I agree. What I do is press Ctrl + P to then run the command that focuses on the last editor[1] and then press Ctrl+W[2].


  1. I guess you could also assign a hotkey to it. ↩︎

  2. Maybe could make a script that runs the focus editor command and then closes the tab… Then map that to the Ctrl+W hotkey… ↩︎

which buttons in the header of the right sidebar are you referring to?

Maybe you mean this?

1 Like

Hi, I think it probably is the same idea as expressed in that link. For some reason I just had not conceived of these as “tabs” since they look more like buttons to me. :slight_smile:

But to respond more clearly to your question, I’m referring to these:

image

On desktop, if you start dragging things around, you’ll see you can drag notes into the sidebar and the plugins (that are usually there) out of it.

Also, there are commands to re-open plugins that you have closed on purpose or by accident. e.g., Tags view: show tags, Outgoing links: Show outgoing links, etc.

Obsidian_CTm6I4Ho7g

Wow, I’ve been using Obsidian for years now and today I learned something new! I did not realize that flexibility was there, and I think it’s really pretty cool.

Having said that, it is undeniable that in the default setup, those things look like buttons rather than tabs. If you hover the mouse over them, the styling looks like a button. Tabs tend to be long, show text, and have an x to close them. Buttons don’t really look that way. They’re just single icons. This is frequently true across applications.

While I think this flexibility is quite interesting, I’d guess that like me, many users won’t intuitively realize this because the patterns don’t match common expectations for how the interface elements work.

The CTRL-W problem that I’ve tried to highlight here, I think remains a problem whether or not these things are considered tabs or buttons.

The main window where we write content is where it seems clear that a command like CTRL-W would apply. Other sorts of very pointed functionality like showing a note’s properties or showing its backlinks isn’t usually the kind of thing that you would need to add/remove frequently like the content tabs.

In my case, I tend to have those “buttontabs” open to reflect information about the content I’m working with. It’s useful as you switch across different types of content for it to persist. So the use case of them being treated as tabs the same as those for content, still feels weird to me.
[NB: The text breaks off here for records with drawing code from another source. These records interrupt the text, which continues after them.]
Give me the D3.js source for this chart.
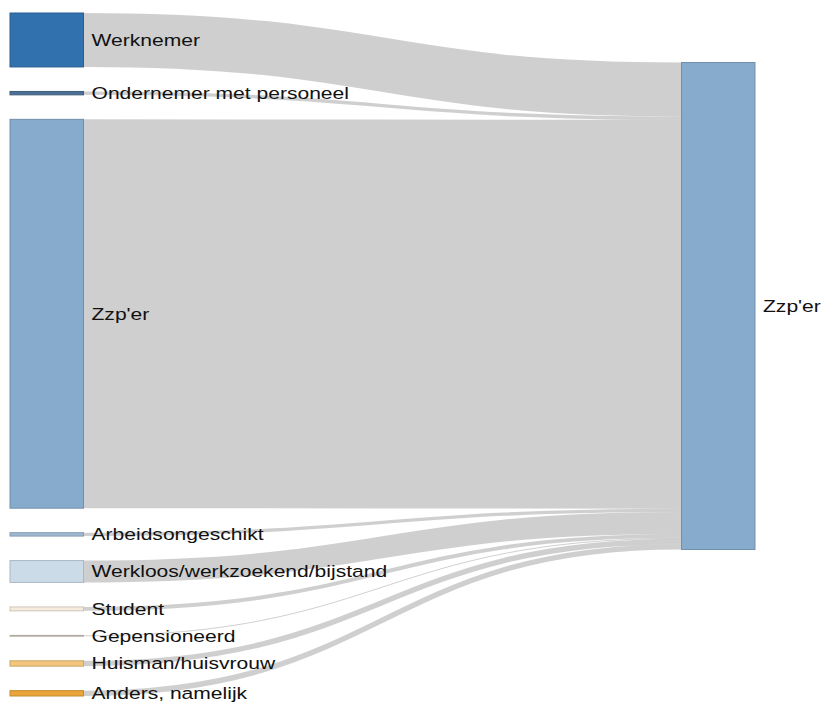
<!DOCTYPE html>
<html>
<head>
<meta charset="utf-8">
<script src="https://cdn.jsdelivr.net/npm/d3@7"></script>
<style>
  html, body { margin: 0; padding: 0; background: #fff; }
  svg { display: block; }
</style>
</head>
<body>
<div id="chart"></div>
<script>
// Previous labour-market status of current self-employed (zzp'ers)
const sourceNames = [
  "Werknemer",
  "Ondernemer met personeel",
  "Zzp'er",
  "Arbeidsongeschikt",
  "Werkloos/werkzoekend/bijstand",
  "Student",
  "Gepensioneerd",
  "Huisman/huisvrouw",
  "Anders, namelijk"
];
const flowValues = [111, 7, 800, 7, 45, 8, 2, 11, 11];
const sourceColors = [
  "#3171ad", "#4b6f95", "#87abcc", "#9fb9d2", "#ccdbe8",
  "#f6ecdd", "#b3aa9e", "#f3c67b", "#e9a539"
];
const targetName = "Zzp'er";
const targetColor = "#87abcc";

const W = 823, H = 704;
const extent = { x0: 10, x1: 755, y0: 13, y1: 696 };
const nodeWidth = 73.5, nodePadding = 24.5;
const labelGap = 8, labelStretch = 1.24;

const svg = d3.select("#chart").append("svg")
  .attr("width", W).attr("height", H);

// --- layout -------------------------------------------------------------
const total = d3.sum(flowValues);
const ky = (extent.y1 - extent.y0 - (sourceNames.length - 1) * nodePadding) / total;
const size = d3.scaleLinear().domain([0, total]).range([0, total * ky]);

const nodes = sourceNames.map((name, i) => ({ name, value: flowValues[i], color: sourceColors[i] }));
let yPos = extent.y0;
nodes.forEach(n => {
  n.x0 = extent.x0; n.x1 = extent.x0 + nodeWidth;
  n.y0 = yPos; n.y1 = yPos + size(n.value);
  yPos = n.y1 + nodePadding;
});

// target node sits at the value-weighted centre of its incoming flows
const tgt = { name: targetName, value: total, color: targetColor,
  x0: extent.x1 - nodeWidth, x1: extent.x1 };
const centre = d3.sum(nodes, n => n.value * (n.y0 + n.y1) / 2) / total;
tgt.y0 = centre - size(total) / 2;
tgt.y1 = centre + size(total) / 2;

let ty = tgt.y0;
const links = nodes.map(n => {
  const w = size(n.value);
  const l = { source: n, target: tgt, value: n.value, width: w,
    y0: (n.y0 + n.y1) / 2, y1: ty + w / 2 };
  ty += w;
  return l;
});

// --- links --------------------------------------------------------------
const linkPath = d3.linkHorizontal()
  .source(d => [d.source.x1, d.y0])
  .target(d => [d.target.x0, d.y1]);

svg.append("g")
  .attr("fill", "none")
  .attr("stroke", "#000")
  .attr("stroke-opacity", 0.19)
  .selectAll("path")
  .data(links)
  .join("path")
  .attr("d", linkPath)
  .attr("stroke-width", d => Math.max(1, d.width));

// --- nodes --------------------------------------------------------------
const allNodes = nodes.concat([tgt]);
svg.append("g")
  .selectAll("rect")
  .data(allNodes)
  .join("rect")
  .attr("x", d => d.x0)
  .attr("y", d => d.y0)
  .attr("width", d => d.x1 - d.x0)
  .attr("height", d => Math.max(0.8, d.y1 - d.y0))
  .attr("fill", d => d.color)
  .attr("stroke", d => d3.color(d.color).darker(0.5))
  .attr("stroke-opacity", d => (d.y1 - d.y0) < 2 ? 0.5 : 1)
  .attr("stroke-width", 1);

// --- labels -------------------------------------------------------------
svg.append("g")
  .attr("font-family", "'Liberation Sans', Arial, sans-serif")
  .attr("font-size", 17)
  .attr("fill", "#111")
  .selectAll("text")
  .data(allNodes)
  .join("text")
  .attr("transform", d => `translate(${d.x1 + labelGap},${(d.y0 + d.y1) / 2}) scale(${labelStretch},1)`)
  .attr("dy", "0.35em")
  .attr("text-anchor", "start")
  .text(d => d.name);
</script>
</body>
</html>
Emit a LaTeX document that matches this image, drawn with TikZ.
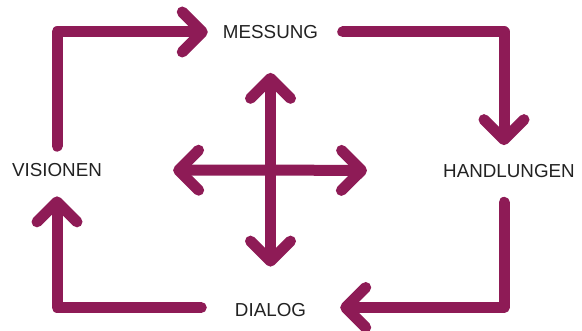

Maybe other people like to add/remove those “buttontabs” frequently, I don’t know what kind of a use that is, but sure, I imagine it could be someone’s workflow. Even so, the person would need to keep an awareness of what the last thing they clicked on was (a true content editing tab or one of those button-like functionalities) and that seems like needless friction that the interface adds. Also, if someone does accidentally delete one of those, it’s incredibly opaque to figure out how to get it back. It’s not as if there’s a holding tank panel that lets see your options and re-drag/insert them to the toolbar. The person would have to already know exactly what it was for/called and after teaching many people how to use Obsidian, I’m quite positive that nobody would realize that. It would just come across as a bug or as some feature that is no longer available to them.

Could there not be a way to satisfy the ability to add/remove those “buttontabs” without it using CTRL-W like a content tab? I suggested a few ideas in my initial post, probably there are other good ones.

I honestly don’t know why those sidebar tabs are styled as buttons. It took me ages to realise too. The minimal theme has an option to restyle them as tabs but this should really be the default. Obsidian should also make it clearer which pane we’re focused on, and yeah ctrl-w shouldn’t work for the sidebars, especially since ctrl-t doesn’t.

As a workaround, ctrl-shift-w does work to undo closing a sidebar tab!

2 Likes

I agree with your whole reply and I’m glad I wasn’t the only one affected by it.

Due to this bug report
ESC returns focus to last note but the cursor is not active - Bug reports - Obsidian Forum
I found out that Escape works to move focus from the sidebar to the editor. Never knew that before.